Give Ben, Mario and Masaaki credit where it is due: at least they are trying to do something to help the global economy. Markets have cheered their perseverance. Stocks in the U.S. have rallied on Bernanke’s new policy. “Super Mario” Draghi has (yet again) pulled the euro zone back from the brink of disaster. Yields on the bonds issued by the Spanish and Italian governments have plunged, easing the crisis.

Yet this good feeling is unlikely to last for very long. The reality is that central banks cannot on their own solve the problems of the world economy — stamp out unemployment, restore healthy growth or rescue the euro — with the tools available in their toolbox. Not even the bankers themselves believe they can. Bernanke himself admitted that the Fed lacks “tools that are strong enough to solve the unemployment problem.” In Europe, the difficulties facing the monetary union are so deep that Draghi can do little more than smooth them over, not actually resolve them. As Martin Wolf put it:

It is not the ECB’s fault that this action is too little. Its aim is to eliminate the risk of a euro-zone breakup forced by the markets. But it cannot achieve this on its own. Ensuring the survival of the euro zone is a political decision. The ECB can only influence, not determine, the outcome.

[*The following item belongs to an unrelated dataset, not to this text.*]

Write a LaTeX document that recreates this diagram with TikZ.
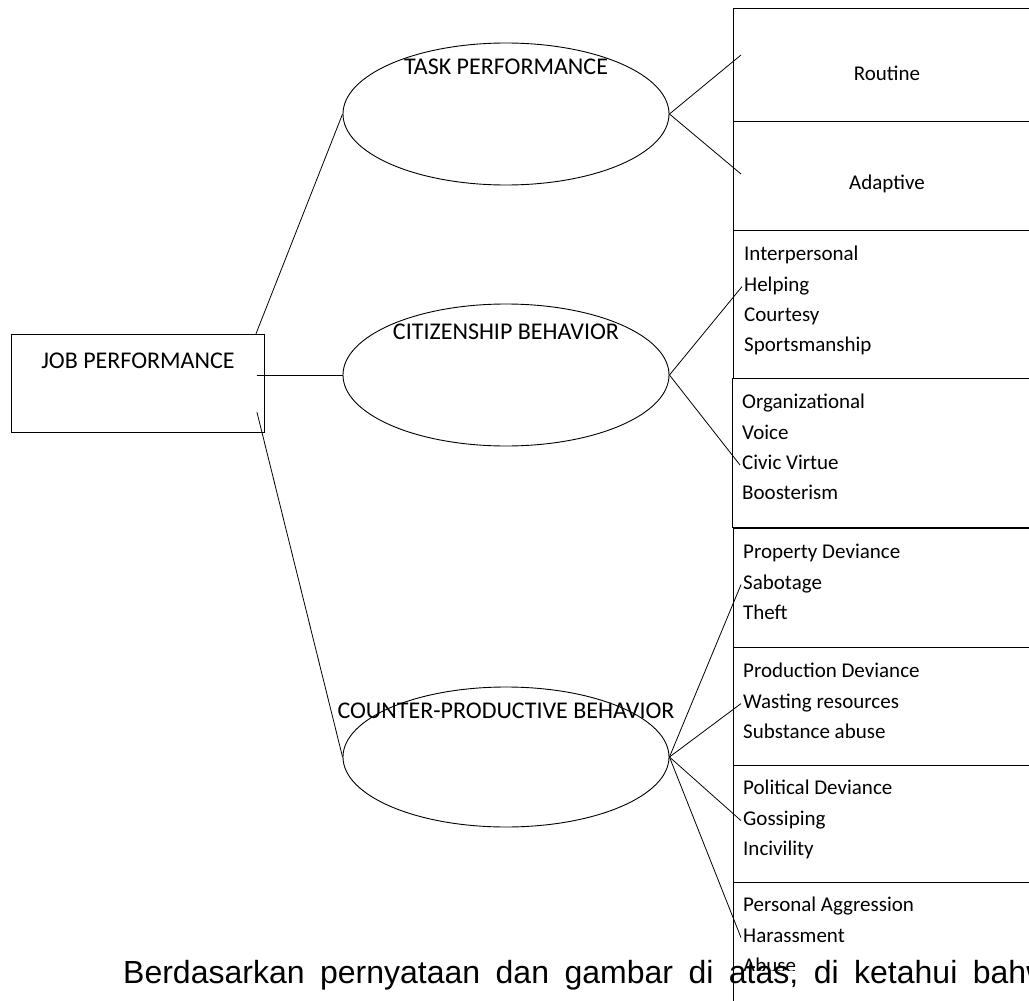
\documentclass[tikz,border=0pt]{standalone}
\usepackage{fontspec}
\setmainfont{Carlito}
\newfontfamily\notefont{Liberation Sans}
\usetikzlibrary{shapes.geometric,calc}

\begin{document}
\begin{tikzpicture}[
    x=1pt, y=-1pt,
    every node/.style={font=\fontsize{21}{25}\selectfont},
    perf/.style={draw, ellipse, minimum width=326pt, minimum height=142pt, inner sep=0pt, line width=0.9pt},
    perflabel/.style={font=\fontsize{24}{28}\selectfont},
    framebox/.style={draw, rectangle, anchor=north west, minimum width=307pt, inner sep=0pt, line width=0.9pt},
    item/.style={anchor=north west, inner xsep=2pt, inner ysep=5.5pt, text height=14pt, text depth=5pt},
    link/.style={line width=0.8pt}
]
\useasboundingbox (0,0) rectangle (1029,1001);

% Job performance
\node (job) [framebox, minimum width=253pt, minimum height=98pt] at (11,334) {};
\node (jobtext) [perflabel] at ($(job.north)+(0,27)$) {JOB PERFORMANCE};
\coordinate (jobtop) at ($(job.north east)+(-9,0)$);
\coordinate (jobmid) at ($(job.north east)+(-8,41)$);
\coordinate (jobbot) at ($(job.north east)+(-8,78)$);

% Dimensions
\node (task) [perf, label={[perflabel, label distance=-36pt]north:TASK PERFORMANCE}] at (506,114) {};
\node (cit) [perf, label={[perflabel, label distance=-40pt]north:CITIZENSHIP BEHAVIOR}] at (506,375) {};
\node (cpb) [perf, minimum height=140pt, label={[perflabel, label distance=-36pt]north:COUNTER-PRODUCTIVE BEHAVIOR}] at (506,757) {};

% Task performance boxes
\node (routinebox) [framebox, minimum height=113pt] at (733,8) {};
\node (adaptivebox) [framebox, minimum height=109pt] at (733,121) {};
\node (routine) at ($(routinebox.center)+(0,8)$) {Routine};
\node (adaptive) at ($(adaptivebox.center)+(0,8)$) {Adaptive};
\coordinate (routinept) at ($(routinebox.north west)+(8,47)$);
\coordinate (adaptivept) at ($(adaptivebox.north west)+(8,53)$);

% Citizenship boxes
\node (interbox) [framebox, minimum height=148pt] at (733,230) {};
\node (orgbox) [framebox, minimum height=149pt] at (732,378) {};
\node (interp) [item] at (742,241) {Interpersonal};
\node (helping) [item] at (interp.south west) {Helping};
\node (courtesy) [item] at (helping.south west) {Courtesy};
\node (sports) [item] at (courtesy.south west) {Sportsmanship};
\node (org) [item] at (740,389) {Organizational};
\node (voice) [item] at (org.south west) {Voice};
\node (civic) [item] at (voice.south west) {Civic Virtue};
\node (booster) [item] at (civic.south west) {Boosterism};

% Counterproductive boxes
\node (propbox) [framebox, minimum height=119pt] at (733,528) {};
\node (prodbox) [framebox, minimum height=118pt] at (733,647) {};
\node (polbox) [framebox, minimum height=117pt] at (733,765) {};
\node (persbox) [framebox, minimum height=130pt] at (733,882) {};
\node (propdev) [item] at (741,539) {Property Deviance};
\node (sabotage) [item] at (propdev.south west) {Sabotage};
\node (theft) [item] at (sabotage.south west) {Theft};
\node (proddev) [item] at (741,658) {Production Deviance};
\node (wasting) [item] at (proddev.south west) {Wasting resources};
\node (substance) [item] at (wasting.south west) {Substance abuse};
\node (poldev) [item] at (741,775) {Political Deviance};
\node (gossip) [item] at (poldev.south west) {Gossiping};
\node (incivil) [item] at (gossip.south west) {Incivility};
\node (persagg) [item] at (741,892) {Personal Aggression};
\node (harass) [item] at (persagg.south west) {Harassment};
\begin{scope}
  \clip (734,900) rectangle (1029,970);
  \node (abuse) [item] at (harass.south west) {Abuse};
\end{scope}

% Connectors
\draw [link] (jobtop) -- (task.west);
\draw [link] (jobmid) -- (cit.west);
\draw [link] (jobbot) -- (cpb.west);
\draw [link] (task.east) -- (routinept);
\draw [link] (task.east) -- (adaptivept);
\draw [link] (cit.east) -- (helping.west);
\draw [link] (cit.east) -- (civic.west);
\draw [link] (cpb.east) -- (sabotage.west);
\draw [link] (cpb.east) -- (wasting.west);
\draw [link] (cpb.east) -- (gossip.west);
\draw [link] (cpb.east) -- (harass.west);

% Text below
\node (note) [anchor=base west, inner sep=0pt, font=\notefont\fontsize{32}{38}\selectfont,
  execute at begin node={\spaceskip=15.5pt\relax}] at (123,983)
  {Berdasarkan pernyataan dan gambar di atas, di ketahui bahwa};
\end{tikzpicture}
\end{document}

Let’s face it — there is just a limit to what monetary policy can do. Easier money from the Fed is not going to reboot the U.S. housing market or convince companies to hire workers they don’t feel they need. That’s because monetary policy works indirectly — by easing, the Fed hopes to make it even cheaper for companies to invest, but that doesn’t mean they will, or that they will hire a lot more people as part of any new investment. Even within the financial sector, which benefits most directly from loose monetary policy, jobs are not being created. Bank of America and other financial institutions have been shedding employees. To truly ensure growth and job creation in the U.S. economy, Bernanke needs help from Washington, in the form of a coherent strategy for reducing the national budget deficit, tax reform and a plan to build better infrastructure and take other steps to bolster American competitiveness. But with American politicians paralyzed by partisanship and locked in electoral battles, no congressional cavalry is likely to appear on the horizon.

Draghi is in a similar position in Europe. A bond-buying program by the ECB can improve market sentiment but it can’t repair the structural problems of the euro zone or fix the finances of member governments. Ensuring the euro’s survival will require tighter coordination of fiscal and banking policies across the euro zone, a real growth strategy, and continued austerity and reform measures on the part of individual governments. Though yields on the bonds of troubled companies have come down since Draghi’s pledge, the underlying conditions in the euro zone have not significantly improved. Greece’s exit from the monetary union is still a real possibility as its government struggles to fulfill budget cuts and other reforms imposed by its neighbors as part of an E.U.-sponsored bailout. Floundering Spain may be moving closer to seeking an E.U. bailout as well. And even as Draghi touted his bond program, he also lowered the ECB’s outlook for the euro-zone economy. The central bank now expects euro-zone GDP to contract by as much as 0.6% in 2012.

Japan’s excruciating experience can tell us a lot about the limitations of central-bank action. The round of easing announced in September by the Bank of Japan is just the latest in a long series of such attempts to stimulate growth since the late 1990s. And where has it all gotten Japan? Not very far. The economy continues to slip in and out of recession. That’s because its politicians have generally failed to undertake the types of reforms — building a better social safety net, bringing down trade barriers and liberalizing the domestic economy — needed to truly return the economy to health.

Even more, central banks are taking on quite a bit of risk by their recent actions. Brazil’s finance chief warned that easing by the world’s major central banks could tip off a “currency war” — a contest to weaken their currencies to spur exports with worldwide consequences. By attempting to aid the balance sheets of European governments, the ECB is potentially creating a hole in its own balance sheet. In an editorial, the Financial Times made that clear:

Mr. Draghi may claim that the ECB will stop buying the bonds of countries which are not compliant with their agreed programs. But doing so after the central bank has stuffed itself with a country’s bonds is like putting a gun to one’s own head and threatening to pull the trigger.

My own opinion is that Ben, Mario and their colleagues have done enough to help the global economy, and that these latest measures are simply cover for a lack of concerted action on the part of politicians in the developed world. Perhaps our central-bank chiefs have again bought us more time. Let’s hope our elected leaders finally take advantage of it.